I have a matrix $A=\begin{pmatrix} a & b\\ 0 & a\end{pmatrix}\in M_2(\mathbb{C})$. Given that $|a|<1$ and $|b|\leq 1-|a|^2$, I am supposed to show that $\|A\|\leq 1$ (operator norm). I can't get a clear answer out of computing the operator norm as $\|A\|=\displaystyle \sup_{|x|=1}|Ax|$, and the same holds for trying to find eigenvalues of $A^*A$ (or the numerical range of $A^*A$. Since the matrix is not normal, I can't use the spectral theorem. At best, all my approaches do no better than just taking $\|A\|\leq \|aI\|+\left\|\begin{pmatrix} 0 & b\\ 0&0\end{pmatrix}\right\|\leq 1-|a|^2+a$. Is there anything else I can try here?
I should say that this is part of a larger problem in Paulsen, which asks you to show that $\|A\|\leq 1$ iff $|b|\leq 1-|a|^2$. I have already proved that, for $f(z)=\displaystyle\frac{z-a}{1-\overline{a}z}$, and polynomials $p_n(z)=(z-a)\displaystyle\sum_{k=0}^n (\overline{a}z)^k$, which converge to $f$ in $A(\mathbb{D})$ that $p_n(A)=\begin{pmatrix} p_n(a)&bp'_n(a)\\ 0&p_n(a)\end{pmatrix}=\begin{pmatrix} 0&b\sum_{k=0}^n|a|^k\\0&0\end{pmatrix}$ converges in norm to $\begin{pmatrix} f(a)&bf'(a)\\0&f(a)\end{pmatrix}= \begin{pmatrix} 0&\frac{b}{1-|a|^2}\\0&0\end{pmatrix}$. However, this (plus Von Neumann's Inequality) is only sufficient to prove $\|A\|\leq 1\Rightarrow |b|\leq 1-|a|^2$. This is a homework problem, so I'd prefer to have just some guidance.
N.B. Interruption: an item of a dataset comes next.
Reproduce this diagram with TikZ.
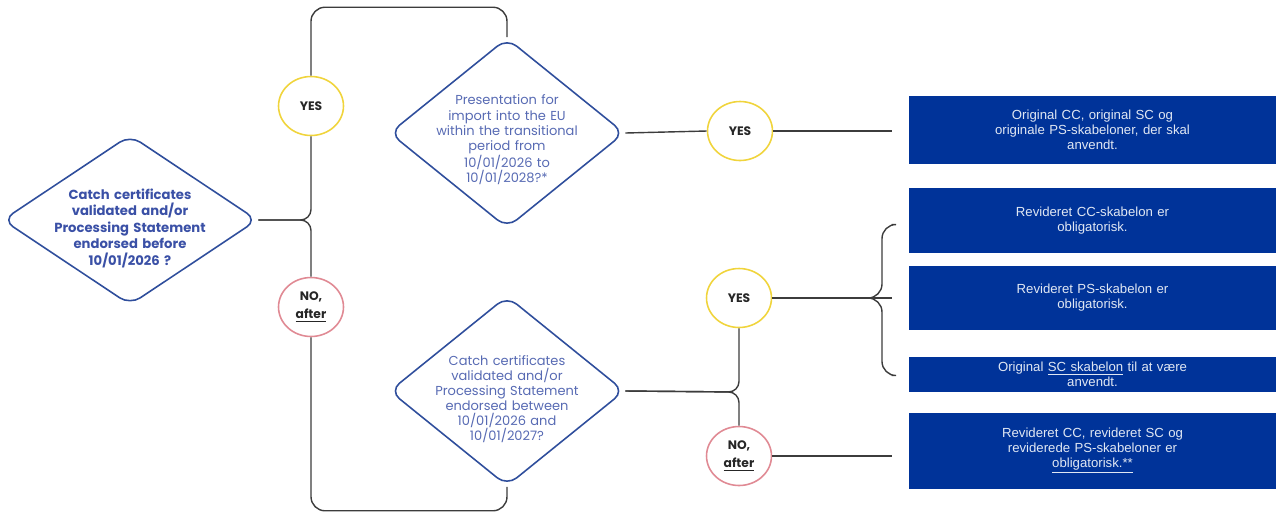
\documentclass[tikz,border=0pt]{standalone}
\usepackage{fontspec}
\setmainfont{Poppins}
\newfontfamily\boxfont{Liberation Sans}
\usetikzlibrary{shapes.geometric,calc}

\definecolor{ruleblue}{HTML}{2F4E9C}
\definecolor{qblue}{HTML}{3A50A6}
\definecolor{boxblue}{HTML}{003399}
\definecolor{yesyellow}{HTML}{F0D43C}
\definecolor{nored}{HTML}{E08A94}
\definecolor{linegray}{HTML}{3C3C3C}

\begin{document}
\begin{tikzpicture}
    [x=0.02cm, y=-0.02cm,
     decision/.style={diamond, draw=ruleblue, line width=0.9pt, rounded corners=7pt, inner sep=0pt},
     question/.style={text=qblue!85, align=center, text width=3.4cm, font=\fontsize{7.4}{8.6}\selectfont},
     answer/.style={ellipse, line width=0.9pt, minimum width=1.3cm, minimum height=1.18cm, inner sep=0pt, align=center, text=black!85, font=\bfseries\fontsize{7}{10}\selectfont},
     yesring/.style={answer, draw=yesyellow},
     noring/.style={answer, draw=nored},
     result/.style={rectangle, fill=boxblue, minimum width=7.34cm, text width=6.8cm, inner sep=0pt, align=center, text=white!88!boxblue, font=\boxfont\fontsize{7.5}{8.5}\selectfont},
     wire/.style={draw=linegray, line width=0.8pt}]
    \useasboundingbox (0,0) rectangle (1284,512);

    % questions
    \node[decision, minimum width=5.1cm, minimum height=3.4cm] (d1) at (130,220) {};
    \node[question, text=qblue, text width=3.5cm, font=\bfseries\fontsize{7.5}{9.4}\selectfont] (q1) at (130,228) {Catch certificates\\ validated and/or\\ Processing Statement\\ endorsed before\\ 10/01/2026 ?};
    \node[decision, minimum width=4.7cm, minimum height=3.8cm] (d2) at (507,133) {};
    \node[question] (q2) at (507,140) {Presentation for\\ import into the EU\\ within the transitional\\ period from\\ 10/01/2026 to\\ 10/01/2028?*};
    \node[decision, minimum width=4.7cm, minimum height=3.8cm] (d3) at (507,391) {};
    \node[question] (q3) at (507,399) {Catch certificates\\ validated and/or\\ Processing Statement\\ endorsed between\\ 10/01/2026 and\\ 10/01/2027?};

    % answers
    \node[yesring] (yes1) at (311,106) {YES};
    \node[noring] (no1) at (311,307) {NO,\\ \underline{after}};
    \node[yesring] (yes2) at (740,131) {YES};
    \node[yesring] (yes3) at (739,298) {YES};
    \node[noring] (no3) at (739,456) {NO,\\ \underline{after}};

    % outcomes
    \node[result, minimum height=1.36cm] (b1) at (1092.5,130) {Original CC, original SC og\\ originale PS-skabeloner, der skal\\ anvendt.};
    \node[result, minimum height=1.3cm] (b2) at (1092.5,220.5) {Revideret CC-skabelon er\\ obligatorisk.};
    \node[result, minimum height=1.28cm] (b3) at (1092.5,298) {Revideret PS-skabelon er\\ obligatorisk.};
    \node[result, minimum height=0.7cm] (b4) at (1092.5,374.5) {Original \underline{SC skabelon} til at være\\ anvendt.};
    \node[result, minimum height=1.52cm] (b5) at (1092.5,451) {Revideret CC, revideret SC og\\ reviderede PS-skabeloner er\\ \underline{obligatorisk.**}};

    \coordinate (j1) at (311,220);
    \coordinate (j3) at (739,392);
    \coordinate (j4) at (882,298);
    \coordinate (e1) at ($(b1.west)+(-17,1)$);
    \coordinate (e2) at ($(b2.west)+(-17,4)$);
    \coordinate (e3) at ($(b3.west)+(-17,0)$);
    \coordinate (e4) at ($(b4.west)+(-17,1)$);
    \coordinate (e5) at ($(b5.west)+(-17,5)$);

    % first split
    \draw[wire, rounded corners=6] (yes1.south) -- (j1) -- (d1.east);
    \draw[wire, rounded corners=6] (no1.north) -- (j1) -- (d1.east);
    \draw[wire, rounded corners=8] (yes1.north) |- ($(d2.north)+(0,-30)$) -- (d2.north);
    \draw[wire, rounded corners=8] (no1.south) |- ($(d3.south)+(0,24)$) -- (d3.south);

    % upper branch
    \draw[wire] (d2.east) -- (yes2.west);
    \draw[wire] (yes2.east) -- (e1);

    % lower branch
    \draw[wire, rounded corners=6] (yes3.south) -- (j3) -- (d3.east);
    \draw[wire, rounded corners=6] (no3.north) -- (j3) -- (d3.east);
    \draw[wire] (yes3.east) -- (e3);
    \draw[wire, rounded corners=8] (e2) -| (j4) -- (yes3.east);
    \draw[wire, rounded corners=8] (e4) -| (j4) -- (yes3.east);
    \draw[wire] (no3.east) -- (no3.east -| e5);
\end{tikzpicture}
\end{document}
I don't understand why you cannot get an answer from the eigenvalues of $A^*A$? Evaluating directly the maximal eigenvalue of this matrix gives $$ \|A\|_2^2=|a|^2+\frac{|b|^2}{2}+\frac{|b|}{2}\sqrt{4|a|^2+|b|^2}. $$ Now put the assumption $|b|\leq 1-|a|^2$ (with the one that $|a|\leq 1$ to make it possible) in there to verify that $\|A\|_2\leq 1$. The explicit verification is excluded to avoid homework spoiler but it uses simple algebraic manipulations.